- Instructions for the task -
Retype the lines beneath this one, from the first through the line containing "const yTicks = [0, 2, 4, 6, 8, 10, 12, 14];". Pictures are left out.

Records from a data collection
○ ○ ○

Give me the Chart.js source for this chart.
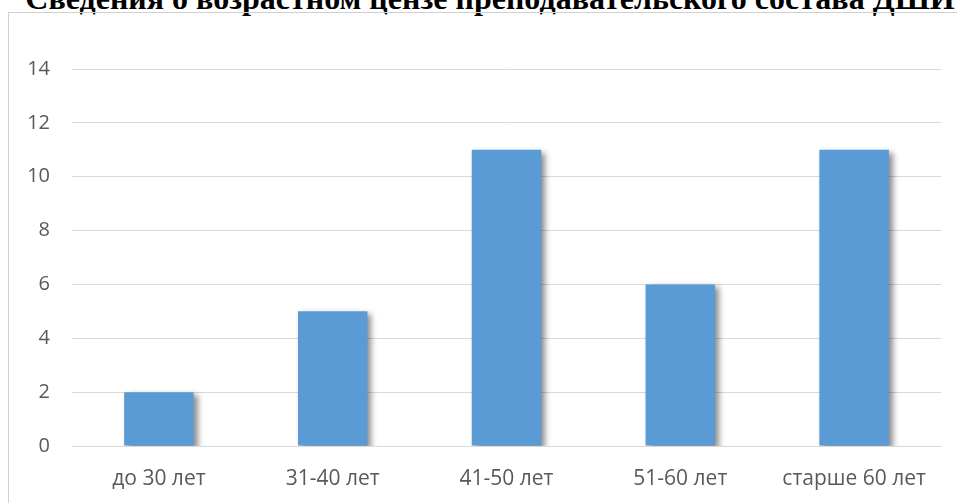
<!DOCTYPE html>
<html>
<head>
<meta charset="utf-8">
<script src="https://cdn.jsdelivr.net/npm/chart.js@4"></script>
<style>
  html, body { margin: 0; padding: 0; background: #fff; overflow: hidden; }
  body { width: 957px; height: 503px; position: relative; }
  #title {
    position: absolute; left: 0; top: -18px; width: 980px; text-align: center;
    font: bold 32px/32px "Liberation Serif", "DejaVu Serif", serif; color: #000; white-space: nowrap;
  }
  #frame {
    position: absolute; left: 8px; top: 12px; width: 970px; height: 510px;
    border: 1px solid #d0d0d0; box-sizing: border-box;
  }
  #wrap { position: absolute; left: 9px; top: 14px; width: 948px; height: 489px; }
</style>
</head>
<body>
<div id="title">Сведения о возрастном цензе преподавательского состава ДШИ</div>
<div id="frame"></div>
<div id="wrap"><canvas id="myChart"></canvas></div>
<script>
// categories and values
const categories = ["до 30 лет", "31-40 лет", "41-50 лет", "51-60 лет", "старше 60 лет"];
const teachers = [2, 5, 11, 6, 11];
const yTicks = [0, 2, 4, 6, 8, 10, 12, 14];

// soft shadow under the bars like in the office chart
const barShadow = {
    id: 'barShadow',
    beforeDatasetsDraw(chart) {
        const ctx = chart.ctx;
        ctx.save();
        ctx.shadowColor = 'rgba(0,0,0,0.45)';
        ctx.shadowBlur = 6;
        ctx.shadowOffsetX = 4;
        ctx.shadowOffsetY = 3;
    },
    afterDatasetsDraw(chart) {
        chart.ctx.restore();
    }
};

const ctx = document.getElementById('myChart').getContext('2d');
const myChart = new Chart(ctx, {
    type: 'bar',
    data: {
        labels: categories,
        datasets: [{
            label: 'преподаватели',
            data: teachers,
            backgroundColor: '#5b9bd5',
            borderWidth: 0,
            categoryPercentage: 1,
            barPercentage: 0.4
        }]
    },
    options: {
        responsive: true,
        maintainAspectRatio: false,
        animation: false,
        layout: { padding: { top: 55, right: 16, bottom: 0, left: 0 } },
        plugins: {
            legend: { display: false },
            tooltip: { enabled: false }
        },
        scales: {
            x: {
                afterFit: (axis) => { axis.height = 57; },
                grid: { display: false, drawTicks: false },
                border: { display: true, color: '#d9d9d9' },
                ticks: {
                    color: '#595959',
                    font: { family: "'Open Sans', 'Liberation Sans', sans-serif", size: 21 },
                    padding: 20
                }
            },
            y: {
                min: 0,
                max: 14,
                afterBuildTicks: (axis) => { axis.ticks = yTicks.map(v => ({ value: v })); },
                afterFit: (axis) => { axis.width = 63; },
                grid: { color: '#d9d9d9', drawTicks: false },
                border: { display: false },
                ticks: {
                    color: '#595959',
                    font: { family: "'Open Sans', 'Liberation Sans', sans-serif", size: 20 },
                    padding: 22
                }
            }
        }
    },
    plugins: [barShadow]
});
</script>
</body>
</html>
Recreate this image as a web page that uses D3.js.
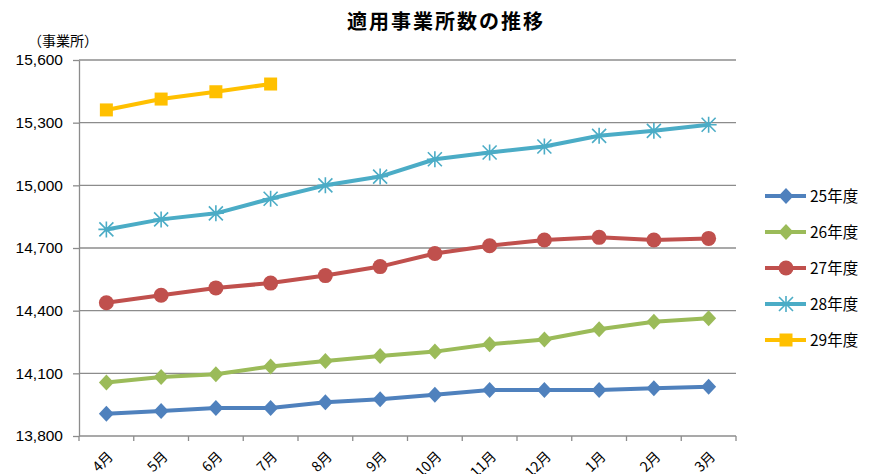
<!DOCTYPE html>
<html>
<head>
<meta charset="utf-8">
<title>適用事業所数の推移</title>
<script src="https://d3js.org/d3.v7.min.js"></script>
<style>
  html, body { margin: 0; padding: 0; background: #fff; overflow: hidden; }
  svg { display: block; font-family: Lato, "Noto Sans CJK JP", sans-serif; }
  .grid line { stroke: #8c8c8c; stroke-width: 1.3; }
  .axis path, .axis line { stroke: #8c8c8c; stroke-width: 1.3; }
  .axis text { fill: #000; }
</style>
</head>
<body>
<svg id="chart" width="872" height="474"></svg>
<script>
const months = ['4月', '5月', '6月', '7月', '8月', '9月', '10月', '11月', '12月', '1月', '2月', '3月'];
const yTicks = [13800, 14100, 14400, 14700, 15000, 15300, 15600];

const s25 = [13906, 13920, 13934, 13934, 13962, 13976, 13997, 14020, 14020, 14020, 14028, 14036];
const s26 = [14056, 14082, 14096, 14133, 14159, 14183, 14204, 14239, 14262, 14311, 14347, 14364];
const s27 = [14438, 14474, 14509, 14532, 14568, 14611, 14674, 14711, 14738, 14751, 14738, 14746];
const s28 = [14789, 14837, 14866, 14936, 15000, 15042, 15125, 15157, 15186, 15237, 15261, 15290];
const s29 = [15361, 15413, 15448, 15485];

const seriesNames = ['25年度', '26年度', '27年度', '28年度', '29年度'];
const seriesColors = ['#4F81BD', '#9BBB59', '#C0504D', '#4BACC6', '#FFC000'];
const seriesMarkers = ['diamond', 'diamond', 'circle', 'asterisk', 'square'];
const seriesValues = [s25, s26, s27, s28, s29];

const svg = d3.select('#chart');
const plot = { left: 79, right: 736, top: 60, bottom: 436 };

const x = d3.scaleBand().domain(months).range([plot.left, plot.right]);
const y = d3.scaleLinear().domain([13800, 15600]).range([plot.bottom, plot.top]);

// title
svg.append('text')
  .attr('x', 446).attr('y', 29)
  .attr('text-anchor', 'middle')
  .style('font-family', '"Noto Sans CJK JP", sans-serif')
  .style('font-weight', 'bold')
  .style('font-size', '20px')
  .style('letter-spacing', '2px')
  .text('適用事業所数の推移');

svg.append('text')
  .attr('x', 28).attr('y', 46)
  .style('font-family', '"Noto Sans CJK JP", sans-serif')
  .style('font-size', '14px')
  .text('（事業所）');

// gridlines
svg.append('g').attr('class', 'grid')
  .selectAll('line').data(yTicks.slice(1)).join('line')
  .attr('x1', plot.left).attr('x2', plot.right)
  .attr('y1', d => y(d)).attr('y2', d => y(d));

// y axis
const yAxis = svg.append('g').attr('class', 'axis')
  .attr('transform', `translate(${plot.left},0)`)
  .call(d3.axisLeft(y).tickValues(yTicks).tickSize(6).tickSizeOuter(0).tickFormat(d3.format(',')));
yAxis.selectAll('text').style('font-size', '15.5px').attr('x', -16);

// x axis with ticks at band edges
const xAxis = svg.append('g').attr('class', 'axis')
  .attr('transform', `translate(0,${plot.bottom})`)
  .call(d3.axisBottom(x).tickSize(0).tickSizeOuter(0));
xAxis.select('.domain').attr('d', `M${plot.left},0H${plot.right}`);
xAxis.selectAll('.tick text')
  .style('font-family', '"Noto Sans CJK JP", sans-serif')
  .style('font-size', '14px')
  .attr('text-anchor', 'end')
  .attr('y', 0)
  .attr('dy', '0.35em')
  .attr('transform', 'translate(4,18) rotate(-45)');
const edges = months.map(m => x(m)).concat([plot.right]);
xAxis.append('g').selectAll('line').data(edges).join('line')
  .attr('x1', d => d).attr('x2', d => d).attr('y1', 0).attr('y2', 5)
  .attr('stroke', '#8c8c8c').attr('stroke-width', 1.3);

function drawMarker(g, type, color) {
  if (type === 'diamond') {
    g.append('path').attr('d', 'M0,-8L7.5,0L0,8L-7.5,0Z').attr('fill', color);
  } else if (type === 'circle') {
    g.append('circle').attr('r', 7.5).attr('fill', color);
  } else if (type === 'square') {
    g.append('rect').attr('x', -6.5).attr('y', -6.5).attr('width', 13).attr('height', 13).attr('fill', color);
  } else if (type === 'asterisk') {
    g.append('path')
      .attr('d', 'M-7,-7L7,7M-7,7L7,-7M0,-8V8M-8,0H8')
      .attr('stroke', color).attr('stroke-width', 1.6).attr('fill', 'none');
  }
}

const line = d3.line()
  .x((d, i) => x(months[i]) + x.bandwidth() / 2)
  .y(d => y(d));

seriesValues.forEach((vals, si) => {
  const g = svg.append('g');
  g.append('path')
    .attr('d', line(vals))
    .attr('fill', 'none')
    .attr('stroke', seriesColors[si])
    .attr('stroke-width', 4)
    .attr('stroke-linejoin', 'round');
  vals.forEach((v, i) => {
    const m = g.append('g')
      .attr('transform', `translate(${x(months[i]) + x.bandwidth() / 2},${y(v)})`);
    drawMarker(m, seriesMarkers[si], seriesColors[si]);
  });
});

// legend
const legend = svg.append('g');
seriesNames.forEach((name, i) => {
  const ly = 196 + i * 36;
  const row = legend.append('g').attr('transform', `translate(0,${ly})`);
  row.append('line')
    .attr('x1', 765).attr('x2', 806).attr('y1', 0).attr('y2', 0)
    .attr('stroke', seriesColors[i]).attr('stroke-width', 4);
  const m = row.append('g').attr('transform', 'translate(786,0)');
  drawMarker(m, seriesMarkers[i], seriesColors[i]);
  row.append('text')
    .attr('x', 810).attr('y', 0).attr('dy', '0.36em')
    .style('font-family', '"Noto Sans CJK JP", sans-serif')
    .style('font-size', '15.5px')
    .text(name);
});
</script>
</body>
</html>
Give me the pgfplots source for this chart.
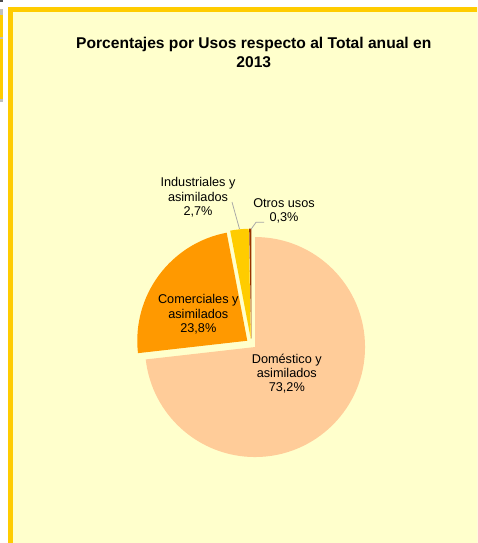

○ ○ ○

- The response -
Give me the Chart.js source for this chart.
<!DOCTYPE html>
<html>
<head>
<meta charset="utf-8">
<script src="https://cdn.jsdelivr.net/npm/chart.js@4"></script>
<style>
  html, body { margin: 0; padding: 0; background: #fff; overflow: hidden; }
  body { width: 957px; height: 503px; position: relative; }
  #title {
    position: absolute; left: 0; top: -18px; width: 980px; text-align: center;
    font: bold 32px/32px "Liberation Serif", "DejaVu Serif", serif; color: #000; white-space: nowrap;
  }
  #frame {
    position: absolute; left: 8px; top: 12px; width: 970px; height: 510px;
    border: 1px solid #d0d0d0; box-sizing: border-box;
  }
  #wrap { position: absolute; left: 9px; top: 14px; width: 948px; height: 489px; }
</style>
</head>
<body>
<div id="title">Сведения о возрастном цензе преподавательского состава ДШИ</div>
<div id="frame"></div>
<div id="wrap"><canvas id="myChart"></canvas></div>
<script>
// categories and values
const categories = ["до 30 лет", "31-40 лет", "41-50 лет", "51-60 лет", "старше 60 лет"];
const teachers = [2, 5, 11, 6, 11];
const yTicks = [0, 2, 4, 6, 8, 10, 12, 14];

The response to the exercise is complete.